Wie ich schon erwähnte, empfehlen die beiden Ausschüsse nicht, den § 3 der Regierungsvorlage anzunehmen. Sie empfehlen vielmehr den Wegfall dieser Vorschrift. Sie besagt, daß die Konsumvereine in Zukunft beliebig hohe Rückvergütungen sollten ausschütten dürfen. Die beiden Ausschüsse dagegen empfehlen, die Rückvergütung, die ausgeschüttet werden darf, zu beschränken. Es handelt sich hier um den § 3 der Regierungsvorlage, der vorsieht, daß Rückvergütungen über 3 %, die die Genossenschaften an Mitglieder geben, insoweit nicht abgezogen werden dürfen bei der Ermittlung des steuerlichen Gewinns nach dem Einkommensteuer- oder Körperschaftsteuergesetz. Dieser § 3 wird überflüssig, wenn sich das Plenum dem Votum der beiden Ausschüsse anschließt, nämlich die Rückvergütung auf 3 % zu limitieren. Damit wird eine Bestimmung über die Behandlung etwa darüber hinausgehenden Gewinns ebenfalls überflüssig.
§ 4 betrifft die Geltung des Gesetzes auch in Berlin; er soll so bleiben, wie vorgesehen.
Zu § 5 empfehlen die beiden Ausschüsse eine Änderung dahin, daß dieses Gesetz am 1. Juli 1954 in Kraft tritt.
Außerdem liegen noch Entschließungen vor, die Ihnen zugegangen sind. Die erste, interfraktionelle Entschließung zur dritten Beratung des Entwurfs eines Gesetzes zur Änderung von Vorschriften des Gesetzes betreffend die Erwerbs- und Wirtschaftsgenossenschaften und des Rabattgesetzes lautet:
Der Bundestag wolle beschließen:
Die Bundesregierung wird ersucht, die Frage zu prüfen, ob die Besteuerung von Einzelhandelsgeschäften und Konsumgenossenschaften Einseitigkeiten zugunsten der einen oder der anderen Seite aufweist, die mit dem Grundsatz der Wettbewerbsgleichheit nicht in Einklang stehen. Über das Prüfungsergebnis ist den zuständigen Ausschüssen für Wirtschaftspolitik und für Sonderfragen des Mittelstandes zu berichten.

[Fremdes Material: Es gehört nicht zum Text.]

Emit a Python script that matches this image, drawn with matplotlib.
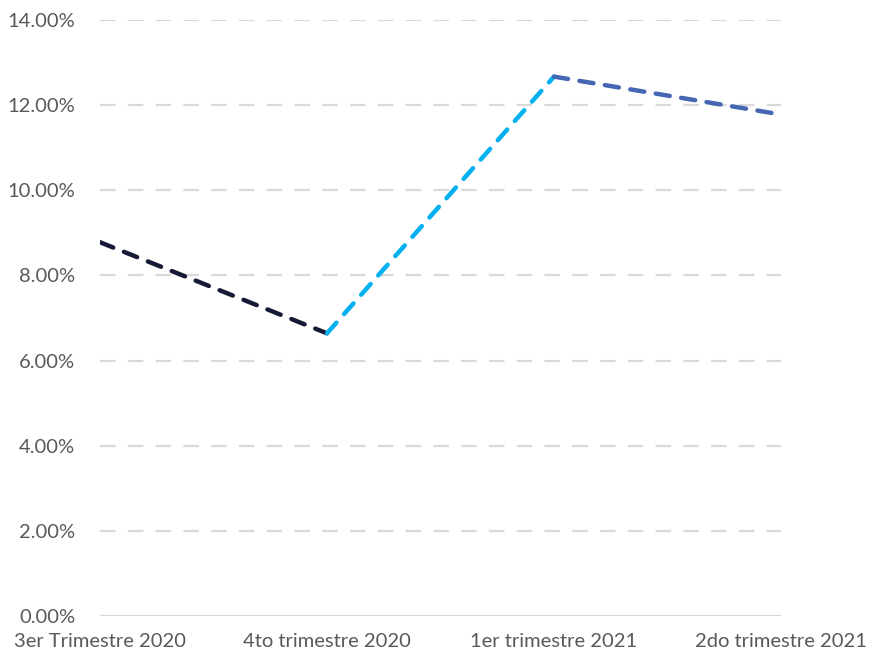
import numpy as np
import matplotlib.pyplot as plt
from matplotlib.ticker import FuncFormatter

# Datos
trimestres = ['3er Trimestre 2020', '4to trimestre 2020', '1er trimestre 2021', '2do trimestre 2021']
valores = [8.78, 6.64, 12.67, 11.78]   # %
colores_seg = ['#161a36', '#00b0f0', '#4466b3']

plt.rcParams['font.family'] = ['Lato', 'DejaVu Sans']

fig = plt.figure(figsize=(8.75, 6.54), dpi=100)
ax = fig.add_axes([100/875, 38/654, 681/875, 596/654])

x = np.arange(len(trimestres))
for k in range(len(x) - 1):
    ax.plot(x[k:k+2], valores[k:k+2], color=colores_seg[k], lw=3.2,
            linestyle=(0, (3.2, 2.6)), dash_capstyle='round', solid_capstyle='round', zorder=3)

ax.set_xlim(0, 3)
ax.set_ylim(0, 14)
ax.set_yticks(np.arange(0, 14.1, 2))
ax.yaxis.set_major_formatter(FuncFormatter(lambda v, p: f'{v:.2f}%'))
ax.set_xticks(x)
ax.set_xticklabels(trimestres)

for yv in np.arange(2, 14.1, 2):
    ax.axhline(yv, color='#d9d9d9', lw=1.6, linestyle=(0, (7, 5.5)), zorder=1)
ax.axhline(0, color='#d9d9d9', lw=1.6, zorder=1)

for s in ax.spines.values():
    s.set_visible(False)
ax.tick_params(axis='both', length=0, labelsize=14.5, colors='#595959')
ax.tick_params(axis='y', pad=18)
ax.tick_params(axis='x', pad=12)

fig.savefig('out.png', dpi=100)
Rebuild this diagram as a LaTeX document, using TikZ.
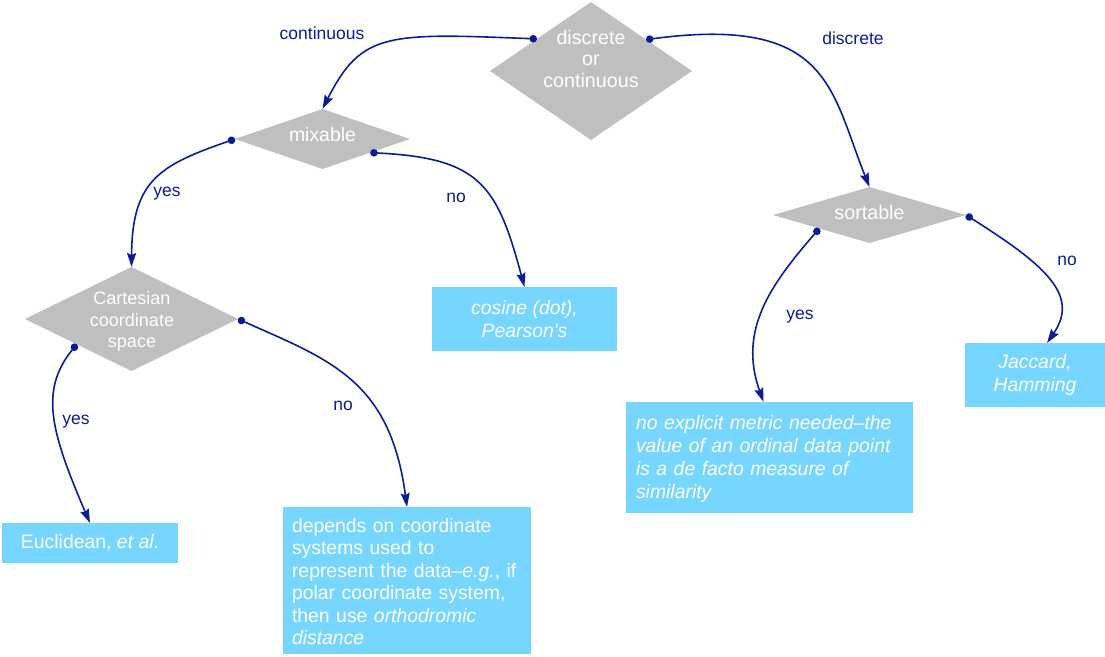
\documentclass[tikz,border=0pt]{standalone}
\usepackage{fontspec}
\setmainfont{Liberation Sans}[Ligatures=TeXOff]
\usetikzlibrary{shapes.geometric,arrows.meta,calc}

\definecolor{flowblue}{RGB}{12,28,150}
\definecolor{decgray}{RGB}{191,191,191}
\definecolor{leafblue}{RGB}{118,214,255}

\tikzset{
  decision/.style={diamond, fill=decgray, inner sep=0pt, outer sep=0pt},
  dectext/.style={text=white, align=center, inner sep=0pt},
  leaf/.style={rectangle, fill=leafblue, text=white, inner ysep=0pt, outer sep=0pt,
    font=\fontsize{19.4}{23}\selectfont},
  branch/.style={text=flowblue, inner sep=0pt, anchor=base,
    font=\fontsize{17.5}{20}\selectfont},
  flow/.style={draw=flowblue, line width=1.6pt,
    arrows={Circle[length=7.5pt]-Stealth[length=14pt,width=9pt,inset=2pt]}},
}

\begin{document}
\begin{tikzpicture}[x=1pt,y=-1pt]
\useasboundingbox (0,0) rectangle (1105,656);

% decisions
\node[decision, minimum width=202pt, minimum height=138pt] (dc) at (591,71) {};
\node[dectext, font=\fontsize{19.7}{21.5}\selectfont] (dct) at (591,58.5) {discrete\\or\\continuous};

\node[decision, minimum width=175pt, minimum height=60pt] (mx) at (322.5,139) {};
\node[dectext, anchor=base, font=\fontsize{19.4}{23}\selectfont] (mxt) at (322.5,141) {mixable};

\node[decision, minimum width=213pt, minimum height=104pt] (cs) at (131.5,319) {};
\node[dectext, font=\fontsize{18}{21.5}\selectfont] (cst) at (132,321.5) {Cartesian\\coordinate\\space};

\node[decision, minimum width=193pt, minimum height=56pt] (so) at (869.5,215) {};
\node[dectext, anchor=base, font=\fontsize{19.7}{23}\selectfont] (sot) at (869.5,219) {sortable};

% outcomes
\node[leaf, minimum width=185pt, minimum height=64pt, align=center] (cosbox) at (524.5,319)
  {\textit{cosine (dot),}\\\textit{Pearson's}};
\node[leaf, minimum width=140pt, minimum height=64pt, align=center] (jacbox) at (1035,375)
  {\textit{Jaccard,}\\\textit{Hamming}};
\node[leaf, text width=267pt, inner xsep=10pt, minimum height=111pt, align=left,
  font=\fontsize{19.4}{23}\selectfont\itshape] (ordbox) at (769.5,457.5)
  {\rule{0pt}{18pt}no explicit metric needed–the\\value of an ordinal data point\\is a de facto measure of\\similarity};
\node[leaf, text width=230pt, inner xsep=9pt, minimum height=147pt, align=left,
  font=\fontsize{19.4}{22.4}\selectfont] (depbox) at (407,580.5)
  {\rule{0pt}{16pt}depends on coordinate\\systems used to\\represent the data–\textit{e.g.}, if\\polar coordinate system,\\then use \textit{orthodromic}\\\textit{distance}};
\node[leaf, minimum width=176pt, minimum height=40pt] (eucbox) at (90,543)
  {Euclidean, \textit{et al}.};

% connector start points on the diamond borders
\coordinate (dcl) at ($(dc.west)!0.465!(dc.north)$);
\coordinate (dcr) at ($(dc.north)!0.545!(dc.east)$);
\coordinate (mxr) at ($(mx.east)!0.455!(mx.south)$);
\coordinate (csl) at ($(cs.west)!0.486!(cs.south)$);
\coordinate (sol) at ($(so.west)!0.48!(so.south)$);

% connectors
\draw[flow] (dcl) .. controls +(-150,-6) and +(39,-77) .. (mx.north);
\draw[flow] (mx.west) .. controls +(-75,26) and +(0.5,-87) .. (cs.north);
\draw[flow] (mxr) .. controls +(110,5.3) and +(-27.5,-102) .. (cosbox.north);
\draw[flow] (dcr) .. controls +(184,-24.6) and +(-39,-97) .. (so.north);
\draw[flow] (sol) .. controls +(-49,56.6) and +(-25.5,-72) .. ([xshift=-6pt]ordbox.north);
\draw[flow] (so.east) .. controls +(79,50) and +(33,-48) .. ([xshift=12pt]jacbox.north);
\draw[flow] (csl) .. controls +(-37,45.7) and +(-40,-93) .. (eucbox.north);
\draw[flow] (cs.east) .. controls +(92,41) and +(-17,-127) .. (depbox.north);

% branch labels
\node[branch] (lcont) at (322,39) {continuous};
\node[branch] (ldisc) at (853,44) {discrete};
\node[branch] (lmxy) at (167,196) {yes};
\node[branch] (lmxn) at (456,202) {no};
\node[branch] (lsoy) at (800,319) {yes};
\node[branch] (lson) at (1067,265) {no};
\node[branch] (lcsy) at (76,424) {yes};
\node[branch] (lcsn) at (343,410) {no};
\end{tikzpicture}
\end{document}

Eine weitere Entschließung ebenfalls aller Fraktionen dieses Hauses besagt:
Der Bundestag wolle beschließen:
Die Bundesregierung wird ersucht, das geltende Genossenschaftsrecht zu überprüfen. Die Vorarbeiten der Reform sind unverzüglich in Angriff zu nehmen. Ein Gesetzentwurf ist dem Bundestag bis zum 30. Juni 1956 vorzulegen; ein Zwischenbericht ist dem Bundestag bis zum 30. Juni 1955 zu erstatten.
Als Berichterstatter des Wirtschaftspolitischen Ausschusses empfehle ich im Namen dieses Ausschusses sowie des Ausschusses für Sonderfragen des Mittelstandes, das Gesetz in der Form, in der ich es Ihnen vorgetragen habe, anzunehmen.